Sensitivity of Crossflow to Parametric Study of Complete Pressure Distribution Model for Horizontal Well in a Two-Layered Bounded Extended Reservoir

A crossflow interface acts as a constant pressure external boundary. It provides recharge of energy within a layer by fluid influx from another layer. The extent of recharge is determined by the degree of crossflow. Since there is no direct way to determine the degree of crossflow at the scale of a reservoir, parameters that control the behavior of crossflow were used to study its effect on pressure responses. This article is aimed at determining the sensitivity of crossflow to changes in the values of the parameters that control its performance in a two-layered bounded reservoir. Conceptual, physical, and mathematical models were sequentially developed for a horizontal well in a two-layered bounded reservoir with a crossflow interface. A mathematical model for the crossflow interface was derived as a function of fluid properties, reservoir properties, and real time. Quantifying parameters were defined as degree of crossflow, D, and ease of crossflow, E. Various configurations of the two-layered reservoir, resulting in eighteen sets of data, were used to study behaviour of Crossflow. From the results obtained, the degree of crossflow increases as the dimensionless pressure reduces. As ease of crossflow increases, so also does the rate of decline in pressure derivative. Degree of crossflow varies directly as dimensionless well standoff, dimensionless well radius, and dimensionless well length. The degree of crossflow varies inversely as the time normalization factor, dimensionless reservoir width, and dimensionless reservoir length.
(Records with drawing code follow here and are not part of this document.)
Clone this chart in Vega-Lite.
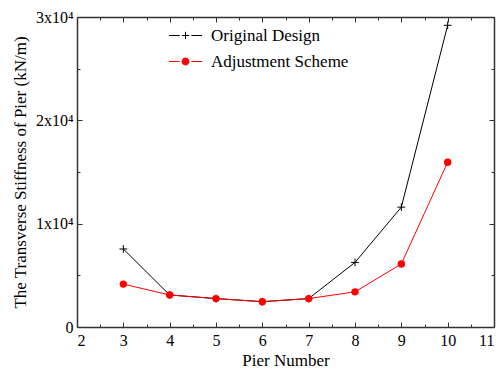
{
  "$schema": "https://vega.github.io/schema/vega-lite/v6.json",
  "width": 417,
  "height": 310,
  "autosize": {"type": "none"},
  "padding": {"left": 77, "top": 17, "right": 10, "bottom": 42},
  "background": "white",
  "config": {
    "view": {"stroke": null},
    "font": "Times New Roman",
    "axis": {"grid": false, "labelFont": "Times New Roman", "titleFont": "Times New Roman", "labelColor": "black", "titleColor": "black", "domainColor": "#333", "domainWidth": 1.5, "tickColor": "#333", "tickWidth": 1, "labelFontSize": 16, "titleFontSize": 17, "titleFontWeight": "normal"},
    "legend": {"labelFont": "Times New Roman", "labelFontSize": 17, "labelColor": "black"}
  },
  "data": {"values": [
    {"pier": 3, "series": "Original Design", "value": 7550},
    {"pier": 4, "series": "Original Design", "value": 3100},
    {"pier": 5, "series": "Original Design", "value": 2750},
    {"pier": 6, "series": "Original Design", "value": 2450},
    {"pier": 7, "series": "Original Design", "value": 2750},
    {"pier": 8, "series": "Original Design", "value": 6250},
    {"pier": 9, "series": "Original Design", "value": 11600},
    {"pier": 10, "series": "Original Design", "value": 29200},
    {"pier": 3, "series": "Adjustment Scheme", "value": 4150},
    {"pier": 4, "series": "Adjustment Scheme", "value": 3100},
    {"pier": 5, "series": "Adjustment Scheme", "value": 2750},
    {"pier": 6, "series": "Adjustment Scheme", "value": 2450},
    {"pier": 7, "series": "Adjustment Scheme", "value": 2750},
    {"pier": 8, "series": "Adjustment Scheme", "value": 3400},
    {"pier": 9, "series": "Adjustment Scheme", "value": 6100},
    {"pier": 10, "series": "Adjustment Scheme", "value": 15950}
  ]},
  "resolve": {"axis": {"x": "independent", "y": "independent"}},
  "layer": [
    {
      "transform": [{"filter": "datum.series == 'Original Design'"}],
      "mark": {"type": "line", "strokeWidth": 1, "stroke": "black"},
      "encoding": {
        "x": {"field": "pier", "type": "quantitative", "scale": {"domain": [2, 11], "nice": false, "zero": false},
          "axis": {"orient": "bottom", "values": [2,3,4,5,6,7,8,9,10,11], "tickSize": -5, "labelPadding": 10, "title": "Pier Number", "titlePadding": 4, "format": "d"}},
        "y": {"field": "value", "type": "quantitative", "scale": {"domain": [0, 30000], "nice": false},
          "axis": {"orient": "left", "values": [0, 10000, 20000, 30000], "tickSize": -5, "labelPadding": 9, "labelExpr": "datum.value == 0 ? '0' : (datum.value/10000) + 'x10⁴'", "title": "The Transverse Stiffness of Pier (kN/m)", "titlePadding": 6}}
      }
    },
    {
      "transform": [{"filter": "datum.series == 'Adjustment Scheme'"}],
      "mark": {"type": "line", "strokeWidth": 1, "stroke": "red"},
      "encoding": {
        "x": {"field": "pier", "type": "quantitative", "axis": null},
        "y": {"field": "value", "type": "quantitative", "axis": null}
      }
    },
    {
      "transform": [{"filter": "datum.series == 'Original Design'"}],
      "mark": {"type": "point", "shape": "M-1,0H1M0,-1V1", "filled": false, "stroke": "black", "strokeWidth": 1, "size": 60, "opacity": 1},
      "encoding": {
        "x": {"field": "pier", "type": "quantitative", "axis": {"orient": "bottom", "values": [2.5,3.5,4.5,5.5,6.5,7.5,8.5,9.5,10.5], "tickSize": -3, "labels": false, "domain": false, "title": null}},
        "y": {"field": "value", "type": "quantitative", "axis": {"orient": "left", "values": [5000, 15000, 25000], "tickSize": -3, "labels": false, "domain": false, "title": null}}
      }
    },
    {
      "transform": [{"filter": "datum.series == 'Adjustment Scheme'"}],
      "mark": {"type": "point", "shape": "circle", "filled": true, "fill": "red", "size": 55, "opacity": 1},
      "encoding": {
        "x": {"field": "pier", "type": "quantitative", "axis": {"orient": "top", "values": [2,3,4,5,6,7,8,9,10,11], "tickSize": -5, "labels": false, "title": null}},
        "y": {"field": "value", "type": "quantitative", "axis": {"orient": "right", "values": [0, 10000, 20000, 30000], "tickSize": -5, "labels": false, "title": null}}
      }
    },
    {
      "transform": [{"filter": "datum.pier > 100"}],
      "mark": {"type": "point", "filled": true, "strokeWidth": 1, "opacity": 1},
      "encoding": {
        "x": {"field": "pier", "type": "quantitative", "axis": {"orient": "top", "values": [2.5,3.5,4.5,5.5,6.5,7.5,8.5,9.5,10.5], "tickSize": -3, "labels": false, "domain": false, "title": null}},
        "y": {"field": "value", "type": "quantitative", "axis": {"orient": "right", "values": [5000, 15000, 25000], "tickSize": -3, "labels": false, "domain": false, "title": null}},
        "shape": {"field": "series", "type": "nominal", "scale": {"domain": ["Original Design", "Adjustment Scheme"], "range": ["M-1,0H-0.35M0.35,0H1M-0.22,0H0.22M0,-0.22V0.22", "M-1,0H-0.35M0.35,0H1M-0.21,0A0.21,0.21 0 1,1 0.21,0A0.21,0.21 0 1,1 -0.21,0Z"]},
          "legend": {"title": null, "orient": "top-left", "offset": 1, "symbolOffset": 90, "symbolSize": 1100, "symbolStrokeWidth": 1, "symbolOpacity": 1, "rowPadding": -11, "labelOffset": 8}},
        "fill": {"field": "series", "type": "nominal", "scale": {"domain": ["Original Design", "Adjustment Scheme"], "range": ["black", "red"]}},
        "stroke": {"field": "series", "type": "nominal", "scale": {"domain": ["Original Design", "Adjustment Scheme"], "range": ["black", "red"]}}
      }
    }
  ]
}
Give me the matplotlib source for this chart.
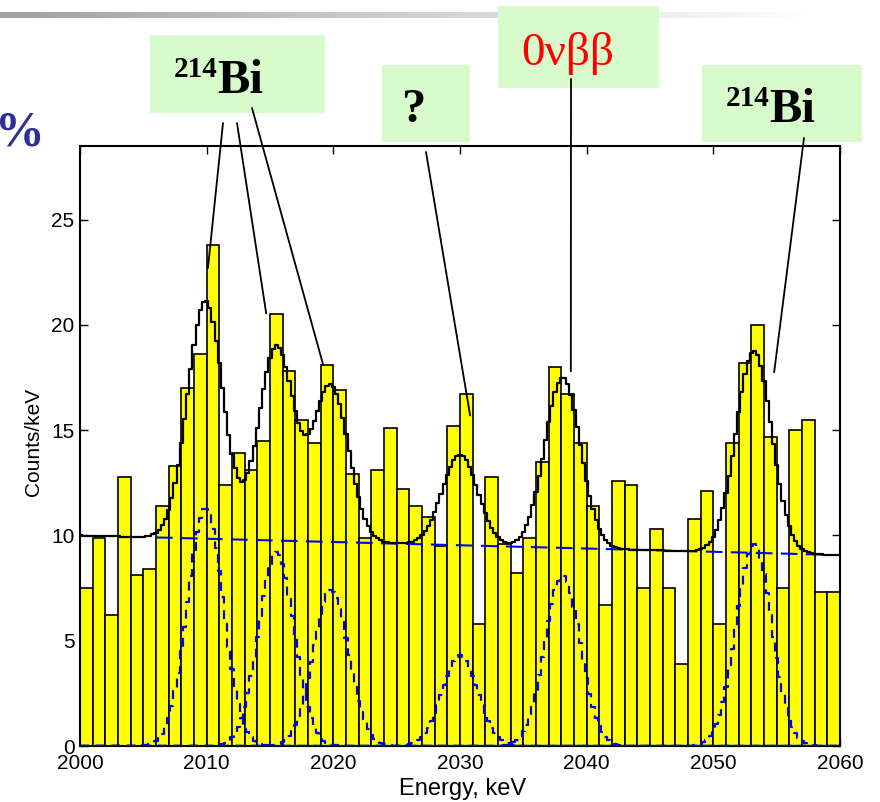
import numpy as np
import matplotlib.pyplot as plt
from matplotlib.patches import Rectangle, ConnectionPatch
from matplotlib.colors import LinearSegmentedColormap

# 1 keV bins, lower edges, and counts
e_lo = np.arange(2000, 2060)
counts = [7.5, 9.9, 6.2, 12.8, 8.1, 8.4, 11.4, 13.3, 17.0, 18.6,
          23.8, 12.4, 13.9, 13.1, 14.5, 20.5, 17.8, 15.5, 14.4, 18.1,
          16.9, 12.9, 9.9, 13.1, 15.1, 12.2, 11.4, 10.9, 9.5, 15.2,
          16.7, 5.8, 12.8, 9.6, 8.2, 9.9, 13.5, 18.0, 16.7, 14.4,
          11.4, 6.7, 12.6, 12.4, 7.5, 10.3, 7.5, 3.9, 10.8, 12.1,
          5.8, 14.4, 18.2, 20.0, 14.7, 7.5, 15.0, 15.5, 7.3, 7.3]

# fit parameters: linear background + gaussian lines
bg_start = 10.0
bg_slope = -0.0155
peak_pos = [2009.9, 2015.5, 2019.8, 2030.0, 2038.1, 2053.2]
peak_amp = [11.3, 9.2, 7.4, 4.3, 8.1, 9.6]
sigma = 1.4

W, H = 880, 802
fig = plt.figure(figsize=(W / 100, H / 100), dpi=100)

def fx(x):
    return x / W

def fy(y):
    return 1 - y / H

# grey slide bar at the top
band = fig.add_axes([0, fy(18), fx(815), 6 / H])
cmap = LinearSegmentedColormap.from_list('band', ['#a0a0a0', '#ffffff'])
band.imshow(np.linspace(0, 1, 256)[None, :], aspect='auto', cmap=cmap)
band.axis('off')

ax = fig.add_axes([fx(80), fy(746), fx(840) - fx(80), fy(146) - fy(746)])
ax.bar(e_lo, counts, width=1, align='edge', color='#ffff00',
       edgecolor='black', linewidth=1.2, zorder=2)

e = np.arange(2000, 2060.01, 0.25)
bg = bg_start + bg_slope * (e - 2000)
peaks = [a * np.exp(-0.5 * ((e - p) / sigma) ** 2) for p, a in zip(peak_pos, peak_amp)]
total = bg + sum(peaks)

for g in peaks:
    ax.plot(e, g, color='#0000ff', lw=1.6, ls=(0, (4, 3)), drawstyle='steps-mid', zorder=3)
m = (e >= 2006) & (e <= 2058.8)
ax.plot(e[m], bg[m], color='#0000ff', lw=1.5, ls=(0, (8, 4)), zorder=3)
ax.plot(e, total, color='black', lw=1.6, drawstyle='steps-mid', zorder=4)

ax.set_xlim(2000, 2060)
ax.set_ylim(0, 28.5)
ax.set_xticks(range(2000, 2061, 10))
ax.set_yticks(range(0, 26, 5))
ax.tick_params(direction='in', top=True, right=True, length=6, width=1,
               labelsize=15)
ax.tick_params(axis='x', pad=6)
ax.tick_params(axis='y', pad=4)
for lab in ax.get_xticklabels() + ax.get_yticklabels():
    lab.set_family('Liberation Sans')
for s in ax.spines.values():
    s.set_linewidth(1.5)

fig.text(fx(463), fy(789), 'Energy, keV', ha='center', va='center',
         fontsize=17, family='Liberation Sans')
fig.text(fx(33), fy(442), 'Counts/keV', ha='center', va='center',
         rotation=90, fontsize=15, family='Liberation Sans')

# cut-off slide text on the left
fig.text(fx(45), fy(146), '0%', ha='right', va='baseline', color='#2e3192',
         fontsize=36, fontweight='bold', family='Liberation Serif')

# label boxes
boxes = [(150, 35, 325, 113), (382, 65, 470, 142), (498, 6, 659, 88), (702, 65, 862, 142)]
for x0, y0, x1, y1 in boxes:
    fig.add_artist(Rectangle((fx(x0), fy(y1)), fx(x1) - fx(x0), fy(y0) - fy(y1),
                             transform=fig.transFigure, facecolor='#d8fbcc',
                             edgecolor='none', zorder=5))

serif = ['Liberation Serif', 'DejaVu Serif']
for xr, yb in [(217, 93), (769, 122)]:
    fig.text(fx(xr), fy(yb - 16), '214', ha='right', va='baseline', fontsize=21,
             fontweight='bold', family=serif, zorder=6)
    fig.text(fx(xr), fy(yb), 'Bi', ha='left', va='baseline', fontsize=35,
             fontweight='bold', family=serif, zorder=6)
fig.text(fx(413), fy(122), '?', ha='center', va='baseline', fontsize=35,
         fontweight='bold', family=serif, zorder=6)
fig.text(fx(568), fy(65), '0νββ', ha='center', va='baseline', fontsize=34,
         color='#ff0000', family=serif, zorder=6)

# pointer lines: box point (pixels) -> data point
pointers = [((223, 123), (2010.1, 22.7)),
            ((237, 123), (2014.7, 20.55)),
            ((252, 108), (2019.2, 18.1)),
            ((426, 152), (2030.8, 15.7)),
            ((571, 79), (2038.75, 17.8)),
            ((804, 138), (2054.8, 17.75))]
for (px, py), xy in pointers:
    con = ConnectionPatch(xyA=(fx(px), fy(py)), coordsA='figure fraction',
                          xyB=xy, coordsB='data', axesB=ax,
                          color='black', lw=1.3, zorder=7)
    fig.add_artist(con)

fig.savefig('out.png', dpi=100)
However, the degree of crossflow is not affected by reservoir thickness and interlayer mobility ratio. Ease of crossflow varies directly as interlayer mobility ratio, dimensionless well length, and dimensionless well radius but inversely as dimensionless well standoff, dimensionless reservoir length, and dimensionless reservoir width. But ease of crossflow is not affected by reservoir thickness. It was observed that optimum oil production and effective reservoir management can be achieved if both layers are produced from the layer with higher mobility. It is therefore recommendable as the best completion strategy for a layered reservoir with a crossflow interface to produce both layers from the layer with higher mobility.